Artikel 322 (Ontslaggronden voogdij)
1. Iedere voogd kan zich van zijn bediening doen ontslaan, indien:
a. hij aantoont dat hij ten gevolge van een sedert de aanvang van zijn bediening opgekomen geestelijk of lichamelijk gebrek niet meer in staat is deze waar te nemen; b. hij de pensioengerechtigde leeftijd, bedoeld in artikel 7a, eerste lid, van de Algemene Ouderdomswet, heeft bereikt; c. een daartoe bevoegd persoon zich schriftelijk heeft bereid verklaard de voogdij over te nemen, en de rechtbank deze overneming in het belang van de minderjarigen acht.

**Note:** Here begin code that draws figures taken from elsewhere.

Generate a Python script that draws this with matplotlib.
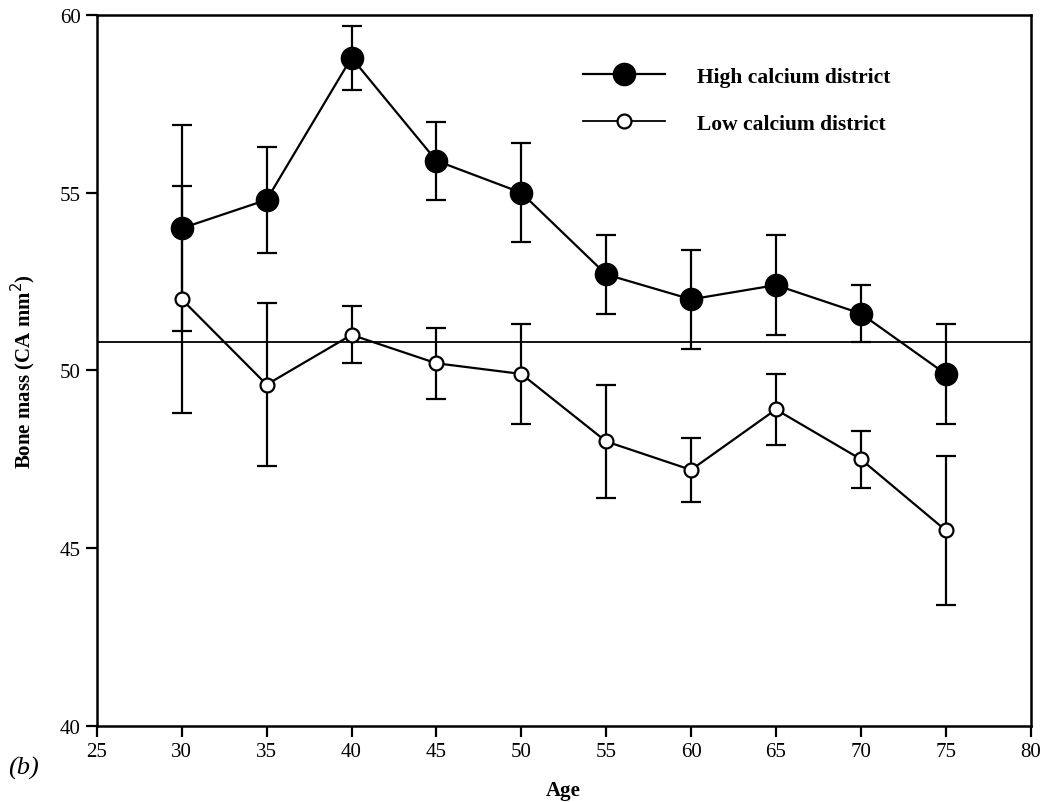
import numpy as np
from matplotlib import pyplot as plt
from matplotlib.lines import Line2D

ages = [30, 35, 40, 45, 50, 55, 60, 65, 70, 75]
high_mean = [54.0, 54.8, 58.8, 55.9, 55.0, 52.7, 52.0, 52.4, 51.6, 49.9]
high_err = [2.9, 1.5, 0.9, 1.1, 1.4, 1.1, 1.4, 1.4, 0.8, 1.4]
low_mean = [52.0, 49.6, 51.0, 50.2, 49.9, 48.0, 47.2, 48.9, 47.5, 45.5]
low_err = [3.2, 2.3, 0.8, 1.0, 1.4, 1.6, 0.9, 1.0, 0.8, 2.1]
ref_level = 50.8

x_ticks = [25, 30, 35, 40, 45, 50, 55, 60, 65, 70, 75, 80]
y_ticks = [40, 45, 50, 55, 60]

plt.rcParams['font.family'] = ['Liberation Serif', 'DejaVu Serif']

fig = plt.figure(figsize=(10.42, 8.03), dpi=100)
ax = fig.add_axes([0.093, 0.095, 0.896, 0.885])

ax.axhline(ref_level, color='black', lw=1.3, zorder=1)

ax.errorbar(ages, high_mean, yerr=high_err, color='black', lw=1.6,
            elinewidth=1.6, capsize=7, capthick=1.6, marker='o',
            markersize=16, markerfacecolor='black', markeredgecolor='black',
            zorder=3)
ax.errorbar(ages, low_mean, yerr=low_err, color='black', lw=1.6,
            elinewidth=1.6, capsize=7, capthick=1.6, marker='o',
            markersize=10, markerfacecolor='white', markeredgecolor='black',
            markeredgewidth=1.6, zorder=4)

ax.set_xlim(25, 80)
ax.set_ylim(40, 60)
ax.set_xticks(x_ticks)
ax.set_yticks(y_ticks)
ax.tick_params(direction='out', length=8, width=1.6, labelsize=15)
for s in ax.spines.values():
    s.set_linewidth(1.8)

ax.set_xlabel('Age', fontsize=15, fontweight='bold', labelpad=14)
ax.set_ylabel('Bone mass (CA mm$^2$)', fontsize=15, fontweight='bold',
              labelpad=16)

handles = [
    Line2D([], [], color='black', lw=1.6, marker='o', markersize=16,
           markerfacecolor='black'),
    Line2D([], [], color='black', lw=1.3, marker='o', markersize=10,
           markerfacecolor='white', markeredgewidth=1.6),
]
ax.legend(handles, ['High calcium district', 'Low calcium district'],
          loc='upper left', bbox_to_anchor=(0.521, 0.927), frameon=False,
          prop={'size': 15.5, 'weight': 'bold'}, handlelength=3.8,
          handletextpad=1.5, labelspacing=1.25, borderpad=0, borderaxespad=0)

fig.text(0.008, 0.035, '(b)', fontsize=19, style='italic')

fig.savefig('out.png', dpi=100)
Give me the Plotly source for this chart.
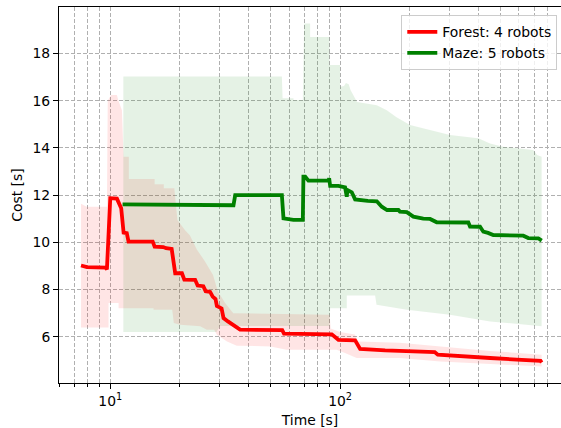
import plotly.graph_objects as go

# ---------------- data ----------------
forest_t = [7.46, 7.92, 9.55, 9.67, 10.0, 10.69, 11.16, 11.43, 11.8, 12.01, 15.3, 15.6, 17.0, 17.5, 18.5,
            19.17, 20.5, 21.0, 23.4, 24.0, 25.4, 26.0, 27.2, 27.9, 28.7, 29.1, 30.5, 31.1, 32.5, 33.3,
            35.0, 36.7, 56.0, 57.0, 92.0, 98.3, 116.2, 122.2, 157.0, 182.0, 226.0, 258.0, 266.0, 300.0,
            449.0, 587.0, 716.0, 745.0, 753.0]
forest_cost = [9.02, 8.95, 8.93, 8.85, 11.87, 11.85, 11.44, 10.41, 10.39, 10.03, 10.03, 9.82, 9.80, 9.75, 9.72,
               8.69, 8.69, 8.42, 8.41, 8.17, 8.14, 7.93, 7.90, 7.70, 7.60, 7.30, 7.20, 6.79, 6.65, 6.58,
               6.40, 6.30, 6.28, 6.13, 6.10, 5.87, 5.85, 5.48, 5.42, 5.40, 5.38, 5.35, 5.24, 5.20,
               5.10, 5.03, 5.00, 4.98, 4.91]

forest_up_t = [7.46, 7.9, 9.67, 9.75, 10.07, 10.69, 10.83, 11.24, 11.43, 12.05, 12.05, 15.6, 15.6, 17.1, 17.1,
               19.0, 19.6, 21.2, 22.2, 23.8, 25.8, 28.0, 29.4, 31.6, 34.3, 90.0, 91.0, 100.0, 116.0, 120.0,
               182.0, 272.0, 449.0, 753.0]
forest_up = [11.63, 11.51, 11.51, 16.0, 16.24, 16.24, 16.03, 15.6, 13.63, 13.63, 12.68, 12.68, 12.46, 12.46, 12.29,
             12.29, 10.95, 10.5, 10.3, 9.7, 9.2, 8.62, 7.92, 7.43, 7.0, 6.93, 6.35, 6.2, 6.1, 5.8,
             5.75, 5.6, 5.4, 5.24]
forest_lo_t = [7.46, 9.83, 9.83, 10.87, 10.87, 15.43, 15.43, 18.6, 18.9, 20.1, 24.6, 26.3, 28.3, 29.1, 32.2,
               35.5, 49.8, 58.4, 96.4, 105.0, 118.0, 182.0, 272.0, 449.0, 753.0]
forest_lo = [6.39, 6.39, 7.43, 7.43, 7.21, 7.21, 7.14, 7.14, 6.58, 6.51, 6.44, 6.30, 6.30, 6.08, 5.80,
             5.62, 5.59, 5.45, 5.45, 5.31, 5.10, 5.10, 4.95, 4.85, 4.74]

maze_t = [11.31, 24.6, 25.0, 34.36, 34.96, 55.8, 56.7, 61.66, 62.66, 68.83, 69.24, 70.5, 72.8, 88.95, 89.6,
          90.5, 98.3, 105.1, 106.9, 107.6, 112.4, 116.2, 130.6, 132.0, 144.4, 151.8, 160.0, 179.3, 182.0,
          195.0, 208.3, 230.0, 246.2, 263.3, 361.3, 367.5, 406.2, 419.8, 440.0, 464.0, 626.6, 658.7,
          728.1, 753.4]
maze_cost = [11.61, 11.60, 11.57, 11.57, 12.0, 12.0, 11.02, 10.98, 10.95, 10.95, 12.78, 12.78, 12.61, 12.61, 12.71,
             12.39, 12.39, 12.33, 11.93, 12.22, 12.12, 11.82, 11.80, 11.76, 11.74, 11.51, 11.37, 11.37, 11.30,
             11.28, 11.09, 11.0, 10.99, 10.85, 10.84, 10.67, 10.66, 10.45, 10.40, 10.31, 10.28, 10.18,
             10.17, 10.07]

maze_up_t = [11.4, 55.8, 56.2, 62.7, 62.7, 68.83, 69.75, 74.06, 74.06, 89.85, 89.85, 100.0, 100.0, 104.0, 106.0,
             109.0, 111.0, 116.0, 118.5, 144.4, 159.6, 176.0, 201.5, 229.4, 300.8, 399.3, 449.0, 512.0,
             692.0, 720.0, 753.0]
maze_up = [17.03, 17.03, 16.1, 16.1, 16.03, 16.03, 19.27, 19.27, 18.7, 18.7, 17.51, 17.51, 16.59, 16.62, 16.75,
           16.7, 16.45, 16.1, 15.95, 15.81, 15.6, 15.3, 14.97, 14.83, 14.55, 14.41, 14.19, 14.05,
           13.91, 13.7, 13.63]
maze_lo_t = [11.4, 29.0, 30.0, 90.0, 90.5, 106.9, 106.9, 142.0, 144.0, 195.0, 300.0, 449.0, 753.0]
maze_lo = [6.2, 6.2, 6.45, 6.45, 7.21, 7.21, 7.75, 7.75, 7.35, 7.14, 6.93, 6.65, 6.44]

y_ticks = [6, 8, 10, 12, 14, 16, 18]
x_major_ticks = [10, 100]
x_major_labels = ['10<sup>1</sup>', '10<sup>2</sup>']
x_minor_ticks = [6, 7, 8, 9, 20, 30, 40, 50, 60, 70, 80, 90, 200, 300, 400, 500, 600, 700, 800]

# ---------------- figure ----------------
FONT = 'DejaVu Sans'
FS = 13.9
GRID = '#b0b0b0'

fig = go.Figure()

fig.add_trace(go.Scatter(x=forest_up_t + forest_lo_t[::-1], y=forest_up + forest_lo[::-1],
                         fill='toself', fillcolor='rgba(255,0,0,0.1)', line=dict(width=0),
                         mode='lines', showlegend=False, hoverinfo='skip'))
fig.add_trace(go.Scatter(x=maze_up_t + maze_lo_t[::-1], y=maze_up + maze_lo[::-1],
                         fill='toself', fillcolor='rgba(0,128,0,0.1)', line=dict(width=0),
                         mode='lines', showlegend=False, hoverinfo='skip'))
fig.add_trace(go.Scatter(x=forest_t, y=forest_cost, mode='lines', name='Forest: 4 robots',
                         line=dict(color='#ff0000', width=3.8)))
fig.add_trace(go.Scatter(x=maze_t, y=maze_cost, mode='lines', name='Maze: 5 robots',
                         line=dict(color='#008000', width=3.8)))

fig.update_layout(
    width=561, height=428,
    margin=dict(l=59, r=0, t=7, b=45),
    paper_bgcolor='white', plot_bgcolor='white',
    font=dict(family=FONT, size=FS, color='black'),
    legend=dict(x=0.9926, y=0.978, xanchor='right', yanchor='top',
                bgcolor='rgba(255,255,255,0.8)', bordercolor='#cccccc', borderwidth=1,
                font=dict(size=FS), tracegroupgap=0, itemwidth=30),
)

fig.update_xaxes(
    type='log', range=[0.777, 2.961],
    tickmode='array', tickvals=x_major_ticks, ticktext=x_major_labels,
    ticks='outside', ticklen=5, tickwidth=1, tickcolor='black',
    showgrid=True, gridcolor=GRID, griddash='4px,2px', gridwidth=1,
    minor=dict(tickmode='array', tickvals=x_minor_ticks, ticks='outside', ticklen=3,
               tickwidth=1, tickcolor='black', showgrid=True, gridcolor=GRID,
               griddash='4px,2px', gridwidth=1),
    showline=True, linecolor='black', linewidth=1, mirror=True,
    zeroline=False, automargin=False,
    title=dict(text='Time [s]', standoff=9, font=dict(size=FS)),
)
fig.update_yaxes(
    range=[4.04, 19.97],
    tickmode='array', tickvals=y_ticks,
    ticks='outside', ticklen=5, tickwidth=1, tickcolor='black',
    showgrid=True, gridcolor=GRID, griddash='4px,2px', gridwidth=1,
    showline=True, linecolor='black', linewidth=1, mirror=False,
    zeroline=False, automargin=False,
    title=dict(text='Cost [s]', standoff=6, font=dict(size=FS)),
)

fig.write_html('out.html', config={'displayModeBar': False},
               post_script="document.body.style.margin='0px';")
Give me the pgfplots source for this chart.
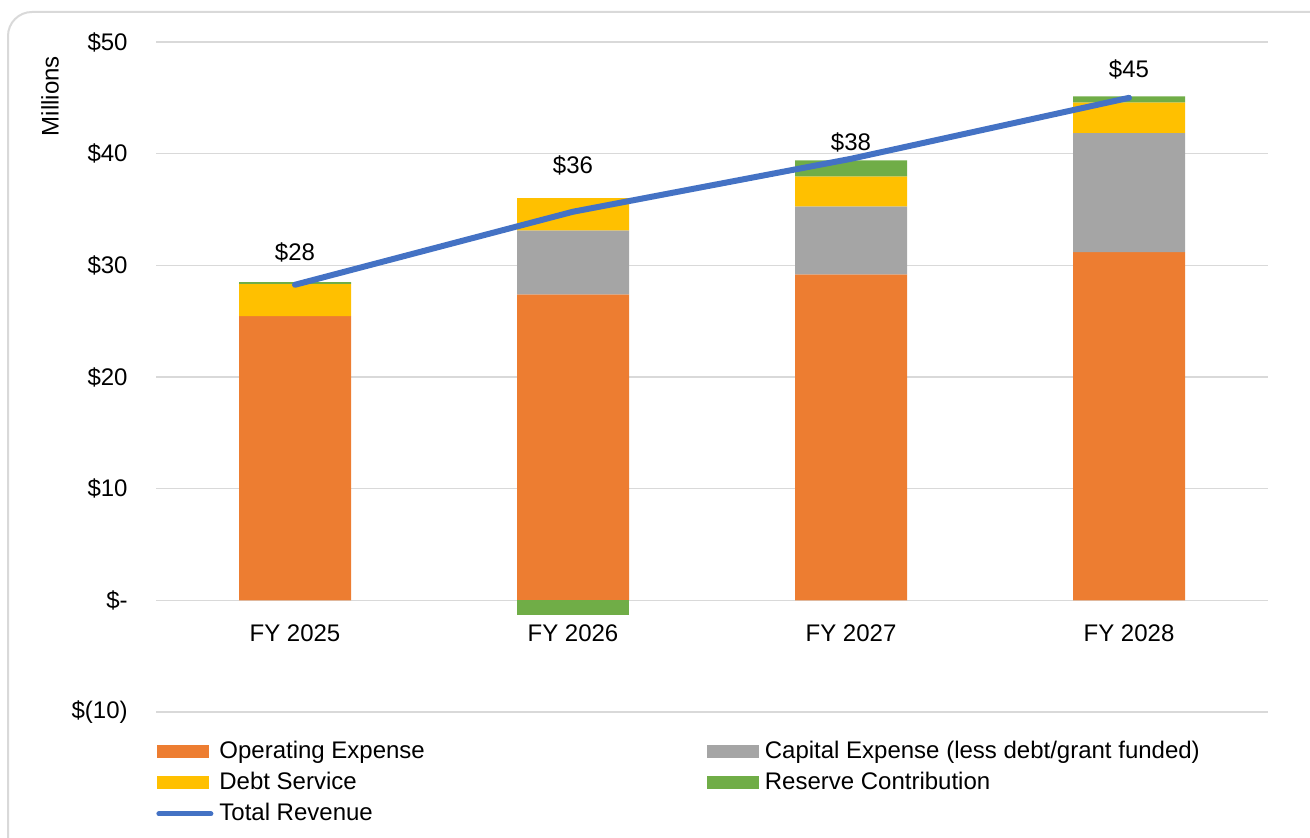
\documentclass[border=0pt]{standalone}
\usepackage{pgfplots}
\pgfplotsset{compat=1.18}
\usepackage{fontspec}
\setmainfont{Liberation Sans}
\definecolor{opex}{HTML}{ED7D31}
\definecolor{capex}{HTML}{A5A5A5}
\definecolor{debt}{HTML}{FFC000}
\definecolor{reserve}{HTML}{70AD47}
\definecolor{rev}{HTML}{4472C4}
\definecolor{gridgray}{HTML}{D9D9D9}
\begin{document}
\fontsize{12}{14}\selectfont
\begin{tikzpicture}[font=\fontsize{12}{14}\selectfont]
\useasboundingbox (0pt,0pt) rectangle (655pt,419pt);
\clip (0pt,0pt) rectangle (655pt,419pt);
\draw[gridgray, line width=1pt, rounded corners=12pt] (4pt,413pt) rectangle (680pt,-20pt);
\begin{axis}[
  at={(78pt,63pt)}, anchor=south west,
  scale only axis, width=556pt, height=335pt,
  xmin=-0.5, xmax=3.5, ymin=-10, ymax=50,
  ybar stacked, bar width=56pt, reverse stacked plots=false,
  xtick={0,1,2,3}, xticklabels={FY 2025,FY 2026,FY 2027,FY 2028},
  ytick={-10,0,10,20,30,40,50},
  yticklabels={\$(10),\$-,\$10,\$20,\$30,\$40,\$50},
  axis line style={draw=none}, major tick length=0pt,
  ymajorgrids, grid style={draw=gridgray, line width=0.75pt},
  yticklabel style={anchor=east, xshift=-10pt},
  xticklabel style={anchor=center, yshift=39.5pt},
  ylabel={Millions},
  every axis y label/.style={at={(axis description cs:-0.0953,0.919)}, rotate=90, anchor=center},
  clip=false,
  legend columns=2,
  legend cell align=left,
  legend style={draw=none, fill=none, at={(axis description cs:0,0)}, anchor=north west,
    xshift=0pt, yshift=-13pt, inner sep=0pt, row sep=2pt,
    nodes={text height=9pt, text depth=2.5pt, inner sep=1pt},
    /tikz/every odd column/.append style={column sep=2pt},
    /tikz/every even column/.append style={column sep=140pt}},
  legend image code/.code={\fill[#1] (0pt,-3.3pt) rectangle (26pt,3.3pt);},
]
\addplot[fill=opex, draw=none] coordinates {(0,25.45) (1,27.39) (2,29.18) (3,31.18)};
\addlegendentry{Operating Expense}
\addplot[fill=capex, draw=none] coordinates {(0,0) (1,5.73) (2,6.09) (3,10.69)};
\addlegendentry{Capital Expense (less debt/grant funded)}
\addplot[fill=debt, draw=none] coordinates {(0,2.90) (1,2.90) (2,2.69) (3,2.72)};
\addlegendentry{Debt Service}
\addplot[fill=reserve, draw=none] coordinates {(0,0.15) (1,0) (2,1.43) (3,0.53)};
\addlegendentry{Reserve Contribution}
\addplot[fill=reserve, draw=none, stack plots=false, forget plot] coordinates {(1,-1.28)};
\addplot[rev, line width=3pt, line cap=round, line join=round, sharp plot, mark=none, stack plots=false,
  legend image code/.code={\draw[rev, line width=2.5pt, line cap=round] (1pt,0pt) -- (27pt,0pt);}]
  coordinates {(0,28.26) (1,34.8) (2,39.54) (3,45.0)};
\addlegendentry{Total Revenue}
\node[anchor=center, yshift=15.5pt] at (axis cs:0,28.35) {\$28};
\node[anchor=center, yshift=16.5pt] at (axis cs:1,36.02) {\$36};
\node[anchor=center, yshift=17pt] at (axis cs:2,37.96) {\$38};
\node[anchor=center, yshift=16.5pt] at (axis cs:3,44.59) {\$45};
\end{axis}
\end{tikzpicture}
\end{document}
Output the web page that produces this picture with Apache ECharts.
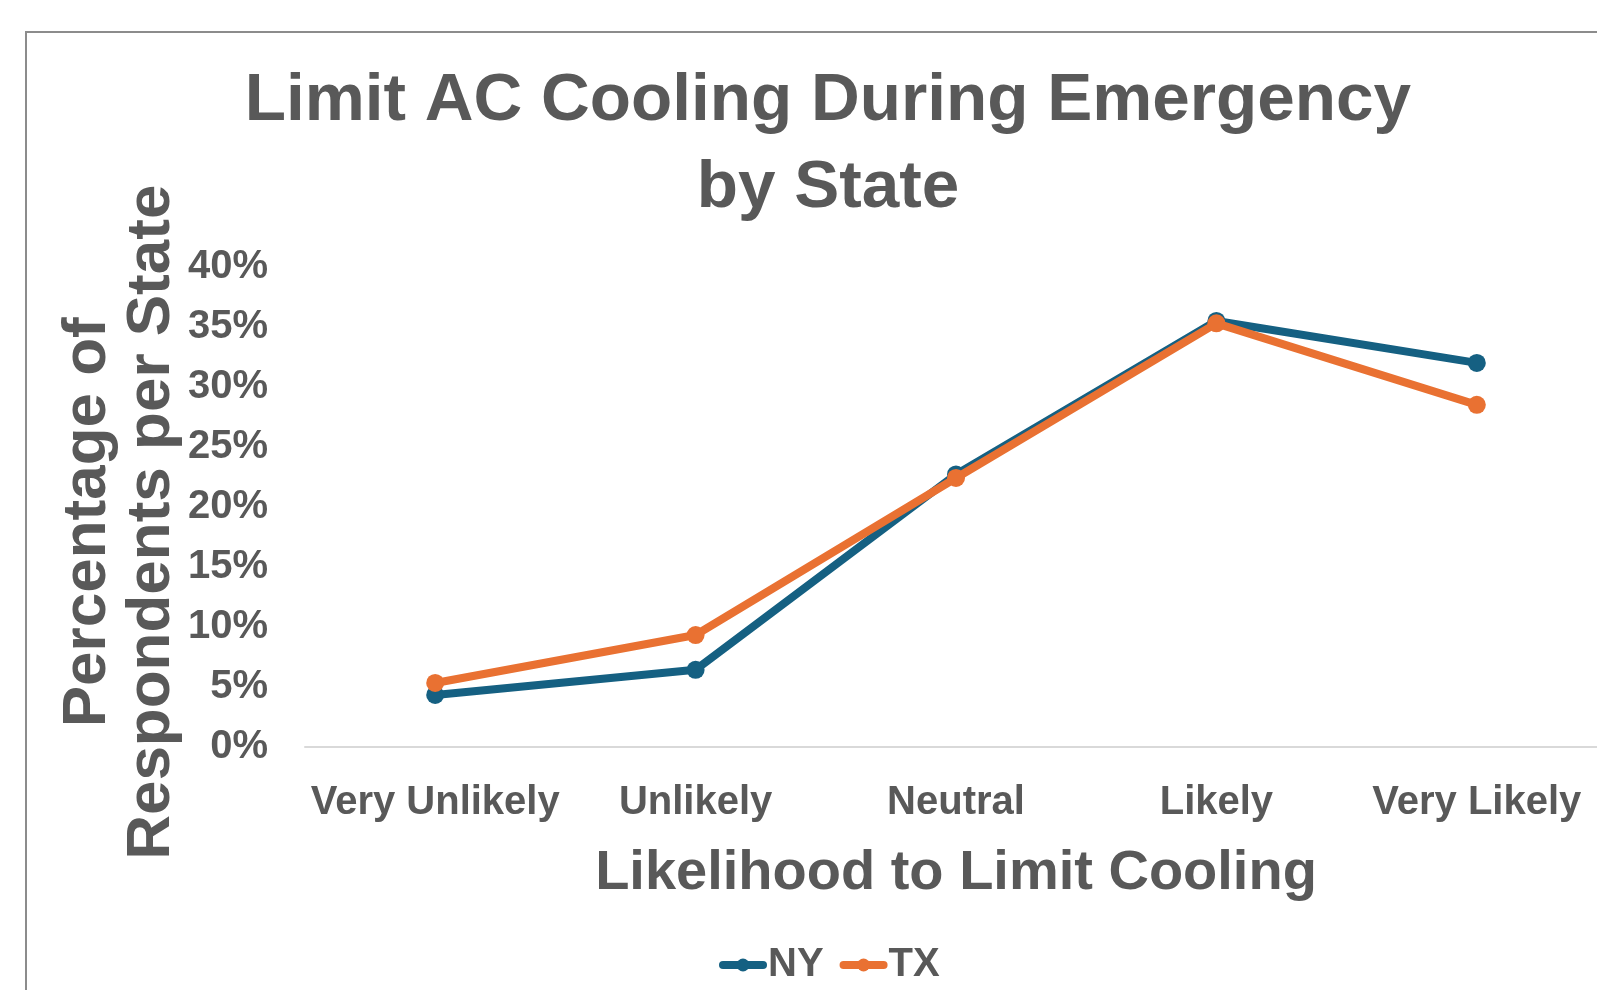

2. Bij gezamenlijke uitoefening van de voogdij is het eerste lid slechts van toepassing indien beide voogden zich van hun bediening willen doen ontslaan.
Uitleg in duidelijke taal
1. Iedere voogd kan zich van zijn bediening doen ontslaan, indien:
Dit betekent dat elke voogd kan verzoeken om van zijn taak als voogd (bediening) ontheven te worden (doen ontslaan), als aan bepaalde voorwaarden (gronden) is voldaan, namelijk:
a. hij aantoont, dat hij tengevolge van een sedert de aanvang van zijn bediening opgekomen geestelijk of lichamelijk gebrek niet meer in staat is deze waar te nemen;
Dit houdt in dat de voogd moet bewijzen (aantoont) dat hij, als gevolg van (tengevolge van) een geestelijk of lichamelijk gebrek dat is ontstaan na het begin (sedert de aanvang) van zijn voogdij (bediening), niet langer in staat is deze taak uit te voeren (waar te nemen).
b. hij de pensioengerechtigde leeftijd, bedoeld in artikel 7a, eerste lid, van de Algemene Ouderdomswet, heeft bereikt;
Dit betekent dat de voogd de leeftijd heeft bereikt waarop hij recht heeft op pensioen, zoals nader omschreven (bedoeld) in artikel 7a, eerste lid, van de Algemene Ouderdomswet.
c. een daartoe bevoegd persoon zich schriftelijk heeft bereid verklaard de voogdij over te nemen, en de rechtbank deze overneming in het belang van de minderjarigen acht.
Dit houdt in dat een persoon die daartoe de bevoegdheid heeft (daartoe bevoegd persoon) schriftelijk te kennen heeft gegeven (zich schriftelijk heeft bereid verklaard) de voogdij te willen overnemen, en de rechtbank van oordeel is (acht) dat deze overname in het belang is van de minderjarige(n).
2. Bij gezamenlijke uitoefening van de voogdij is het eerste lid slechts van toepassing indien beide voogden zich van hun bediening willen doen ontslaan.
Dit betekent dat wanneer twee personen gezamenlijk de voogdij uitoefenen, de regels genoemd in het eerste lid (met de gronden voor ontslag) alleen gelden (slechts van toepassing zijn) als beide voogden van hun taak als voogd (bediening) ontheven willen worden (zich van hun bediening willen doen ontslaan).